I'm not a byzantine Catholic because I live to far away from a byzantine catholiic parish. I've studied the issue of the filioque & I must say that I dont think it's a theological issue at all if it's explained property. There's simply to much evidence from eastern fathers of the Holy Ghost proceeding through the Son that it's not possible to claim it's a heresy. I also dont think it's possible to claim that latin rite catholics are in heresy because of their use of unleavened bread. This is simply intolerance of diversity in my eyes. So I have no objections whatsoever to being in union with the pope of Rome right now. An interesting thing I've noticed is a convert congregation in western Europe who are much more open to being byzantine Catholic, rather than orthodox, have decided to be in communion with the patriarch of the west as opposed to under the jurisdiction of a eastern european orthodox & this has caused alot of bad blood, although the issue isnt theological but political.

"Romophobia" is a motivating factor for not an insignificant number of orthodox. I believe the Church must be able to have within it's fold the diverse theologies of the byzantine, coptic, syrian as well as latin & even some of the protestant perspective.

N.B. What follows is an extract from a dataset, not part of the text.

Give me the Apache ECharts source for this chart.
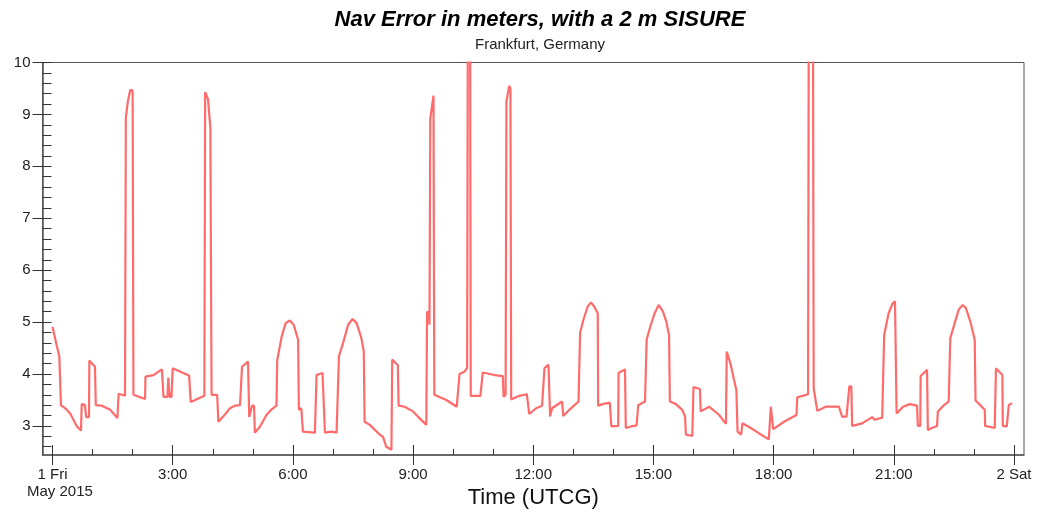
<!DOCTYPE html>
<html>
<head>
<meta charset="utf-8">
<script src="https://cdn.jsdelivr.net/npm/echarts@6/dist/echarts.min.js"></script>
<style>
  html, body { margin: 0; padding: 0; background: #fff; }
  #nav { width: 1038px; height: 515px; }
</style>
</head>
<body>
<div id="nav"></div>
<script>
// hours since 1 May 2015 00:00 UTCG
const hours = [
  0.00, 0.11, 0.17, 0.21, 0.32, 0.44, 0.61, 0.71, 0.73, 0.81, 0.84, 0.91, 0.92, 1.06, 1.08, 1.23, 1.44, 1.62, 1.65, 1.81,
  1.83, 1.88, 1.94, 1.99, 2.00, 2.02, 2.31, 2.32, 2.52, 2.73, 2.77, 2.87, 2.89, 2.92, 2.97, 3.00, 3.26, 3.41, 3.45, 3.79,
  3.81, 3.88, 3.94, 3.97, 4.11, 4.14, 4.26, 4.43, 4.55, 4.68, 4.73, 4.88, 4.91, 4.95, 4.98, 5.03, 5.05, 5.18, 5.34, 5.47,
  5.59, 5.61, 5.72, 5.82, 5.92, 6.02, 6.13, 6.15, 6.21, 6.25, 6.55, 6.59, 6.74, 6.80, 6.96, 7.09, 7.15, 7.25, 7.38, 7.49,
  7.59, 7.71, 7.77, 7.79, 7.92, 8.17, 8.25, 8.33, 8.46, 8.48, 8.62, 8.64, 8.79, 9.00, 9.16, 9.33, 9.35, 9.40, 9.41, 9.43,
  9.51, 9.53, 9.83, 10.09, 10.16, 10.29, 10.35, 10.37, 10.42, 10.44, 10.68, 10.74, 11.03, 11.24, 11.26, 11.31, 11.33, 11.40, 11.43, 11.45,
  11.65, 11.84, 11.90, 12.07, 12.22, 12.28, 12.38, 12.42, 12.47, 12.72, 12.75, 12.90, 13.03, 13.13, 13.17, 13.25, 13.36, 13.44, 13.52, 13.61,
  13.62, 13.73, 13.91, 13.95, 14.12, 14.13, 14.29, 14.31, 14.44, 14.58, 14.62, 14.79, 14.83, 14.92, 15.03, 15.13, 15.24, 15.32, 15.39, 15.41,
  15.56, 15.72, 15.79, 15.81, 15.97, 16.00, 16.16, 16.18, 16.39, 16.64, 16.81, 16.83, 16.93, 17.01, 17.07, 17.10, 17.19, 17.22, 17.43, 17.63,
  17.88, 17.93, 17.99, 18.26, 18.57, 18.59, 18.86, 18.88, 18.98, 19.00, 19.09, 19.30, 19.63, 19.71, 19.82, 19.89, 19.94, 19.96, 20.21, 20.46,
  20.52, 20.71, 20.76, 20.87, 20.97, 21.03, 21.07, 21.23, 21.40, 21.58, 21.60, 21.66, 21.67, 21.83, 21.85, 21.95, 22.08, 22.10, 22.25, 22.37,
  22.41, 22.52, 22.62, 22.72, 22.80, 22.91, 23.02, 23.04, 23.16, 23.27, 23.28, 23.52, 23.55, 23.71, 23.72, 23.82, 23.87, 23.95
];

// nav error, meters
const navError = [
  4.91, 4.53, 4.34, 3.40, 3.34, 3.24, 2.99, 2.91, 3.42, 3.40, 3.17, 3.17, 4.26, 4.14, 3.40, 3.39, 3.31, 3.15, 3.62, 3.58,
  8.93, 9.25, 9.47, 9.47, 9.41, 3.60, 3.52, 3.95, 3.98, 4.09, 3.56, 3.56, 3.93, 3.56, 3.56, 4.11, 4.02, 3.97, 3.46, 3.58,
  9.43, 9.30, 8.75, 3.60, 3.60, 3.08, 3.18, 3.34, 3.39, 3.40, 4.14, 4.24, 3.17, 3.17, 3.39, 3.39, 2.87, 2.99, 3.21, 3.32,
  3.39, 4.27, 4.72, 4.98, 5.03, 4.95, 4.66, 3.31, 3.34, 2.89, 2.87, 3.98, 4.02, 2.87, 2.89, 2.87, 4.34, 4.59, 4.95, 5.06,
  4.98, 4.69, 4.43, 3.08, 3.02, 2.83, 2.79, 2.60, 2.54, 4.28, 4.17, 3.39, 3.37, 3.28, 3.15, 3.02, 5.20, 5.17, 4.95, 8.93,
  9.36, 3.60, 3.50, 3.37, 4.00, 4.05, 4.12, 12.0, 12.0, 3.58, 3.58, 4.03, 3.98, 3.96, 3.56, 3.60, 9.25, 9.55, 9.50, 3.51,
  3.58, 3.61, 3.23, 3.34, 3.39, 4.11, 4.18, 3.18, 3.34, 3.47, 3.19, 3.31, 3.40, 3.47, 4.80, 5.04, 5.30, 5.38, 5.30, 5.17,
  3.39, 3.42, 3.45, 2.99, 3.00, 4.02, 4.09, 2.96, 2.99, 3.01, 3.40, 3.47, 4.66, 4.91, 5.17, 5.33, 5.20, 5.01, 4.75, 3.47,
  3.42, 3.31, 3.18, 2.83, 2.81, 3.75, 3.71, 3.28, 3.37, 3.21, 3.04, 4.43, 4.18, 3.89, 3.69, 2.89, 2.83, 3.05, 2.96, 2.86,
  2.74, 3.37, 2.94, 3.08, 3.21, 3.55, 3.61, 12.0, 12.0, 3.73, 3.29, 3.37, 3.37, 3.18, 3.18, 3.76, 3.76, 3.00, 3.05, 3.17,
  3.12, 3.16, 4.75, 5.17, 5.36, 5.40, 3.24, 3.37, 3.42, 3.39, 3.00, 3.00, 3.96, 4.08, 2.92, 2.96, 3.00, 3.28, 3.40, 3.47,
  4.69, 4.98, 5.24, 5.33, 5.27, 5.01, 4.66, 3.49, 3.40, 3.31, 3.00, 2.96, 4.11, 3.98, 3.00, 2.99, 3.40, 3.44
];

const xMajorTicks = [0, 3, 6, 9, 12, 15, 18, 21, 24];
const xMinorTicks = [0, 1, 2, 3, 4, 5, 6, 7, 8, 9, 10, 11, 12, 13, 14, 15, 16, 17, 18, 19, 20, 21, 22, 23, 24];
const xTickLabels = ['1 Fri', '3:00', '6:00', '9:00', '12:00', '15:00', '18:00', '21:00', '2 Sat'];
const yMajorTicks = [3, 4, 5, 6, 7, 8, 9, 10];
const yMinorTicks = [
  2.6, 2.8, 3.0, 3.2, 3.4, 3.6, 3.8, 4.0, 4.2, 4.4, 4.6, 4.8, 5.0, 5.2, 5.4, 5.6, 5.8, 6.0, 6.2,
  6.4, 6.6, 6.8, 7.0, 7.2, 7.4, 7.6, 7.8, 8.0, 8.2, 8.4, 8.6, 8.8, 9.0, 9.2, 9.4, 9.6, 9.8, 10.0
];

const FONT = 'Liberation Sans, Arial, sans-serif';
const X_MIN = -0.25, X_MAX = 24.25;
const Y_MIN = 2.44, Y_MAX = 10;
const axisColor = '#555';

const chart = echarts.init(document.getElementById('nav'));

const points = hours.map((h, i) => [h, navError[i]]);

const option = {
  animation: false,
  title: {
    text: 'Nav Error in meters, with a 2 m SISURE',
    subtext: 'Frankfurt, Germany',
    left: 535,
    top: 4,
    textAlign: 'center',
    itemGap: 6,
    textStyle: { fontFamily: FONT, fontSize: 22, fontWeight: 'bold', fontStyle: 'italic', color: '#000' },
    subtextStyle: { fontFamily: FONT, fontSize: 15, color: '#222' }
  },
  grid: {
    left: 42.5, right: 14, top: 62.5, bottom: 60,
    show: true,
    borderColor: axisColor,
    borderWidth: 1
  },
  graphic: [{
    type: 'text',
    left: 27,
    top: 484,
    style: { text: 'May 2015', font: '15px ' + FONT, fill: '#222' }
  }],
  xAxis: [
    {
      type: 'value', min: X_MIN, max: X_MAX,
      axisLine: { onZero: false, lineStyle: { color: axisColor, width: 1.5 } },
      axisTick: { inside: true, length: 6, customValues: xMinorTicks, lineStyle: { color: '#333' } },
      axisLabel: {
        customValues: xMajorTicks,
        fontFamily: FONT, fontSize: 15, color: '#222', margin: 12,
        formatter: v => xTickLabels[xMajorTicks.indexOf(Math.round(v))]
      },
      splitLine: { show: false },
      name: 'Time (UTCG)',
      nameLocation: 'middle',
      nameGap: 31,
      nameTextStyle: { fontFamily: FONT, fontSize: 22, color: '#111' }
    },
    {
      type: 'value', min: X_MIN, max: X_MAX, position: 'bottom',
      axisLine: { show: false, onZero: false },
      axisTick: { inside: true, length: 10, customValues: xMajorTicks, lineStyle: { color: '#333' } },
      axisLabel: { show: false },
      splitLine: { show: false }
    },
    {
      type: 'value', min: X_MIN, max: X_MAX, position: 'bottom',
      axisLine: { show: false, onZero: false },
      axisTick: { inside: false, length: 10, customValues: xMajorTicks, lineStyle: { color: '#333' } },
      axisLabel: { show: false },
      splitLine: { show: false }
    }
  ],
  yAxis: [
    {
      type: 'value', min: Y_MIN, max: Y_MAX,
      axisLine: { show: true, onZero: false, lineStyle: { color: axisColor, width: 1.5 } },
      axisTick: { show: true, inside: true, length: 9, customValues: yMinorTicks, lineStyle: { color: '#333' } },
      axisLabel: { customValues: yMajorTicks, fontFamily: FONT, fontSize: 15, color: '#222', margin: 12 },
      splitLine: { show: false }
    },
    {
      type: 'value', min: Y_MIN, max: Y_MAX, position: 'left',
      axisLine: { show: false, onZero: false },
      axisTick: { show: true, inside: false, length: 10, customValues: yMajorTicks, lineStyle: { color: '#333' } },
      axisLabel: { show: false },
      splitLine: { show: false }
    }
  ],
  series: [{
    type: 'line',
    data: points,
    xAxisIndex: 0,
    yAxisIndex: 0,
    showSymbol: false,
    clip: true,
    lineStyle: { color: '#ff6b6b', width: 2.2 }
  }]
};

chart.setOption(option);
</script>
</body>
</html>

The way I see it nowadays, after having read about the differences between the 2 is that the split is purely political & had it been that the nations in which orthodoxy is predominant had been in the role of worlds dominant power instead of the west, the split would've been healed. Likewise I believe that had the orthodox not been occupied by the muslims for so long, the alienation would've not been as large & the split would've been healed.

Although I think the church should be more decentralized than today & the pope shouldnt intervene in others affairs except in case of heresy or breaking of the law.

I know others will likely comment, but I must say a couple things:

1) "And from the Son" doesn't necessarily mean the same thing as "and through the Son." Many, if not most, EO's will still say "through the Son" when speaking theologically, but will hold that it's different from how the Latin Church has traditionally understood the filioque. Again, some will concede that the filioque can be understood, when pulled out of its historical context, in an Orthodox manner.

2) I don't think anyone says Latin Rite Catholics are "in heresy because of their use of unleavened bread." Some may, and unfortunately do, attack the practice, but frankly it's more or less irrelevant next to the papal claims of universal ordinary jurisdiction, etc. Armenians even use unleavened bread.

Tl;dr - there are much more important reasons to accept/reject communion with Rome than just the filioque or unleavened bread, and I've never heard of anyone solely (or even primarily) denounce Rome for their bread usage.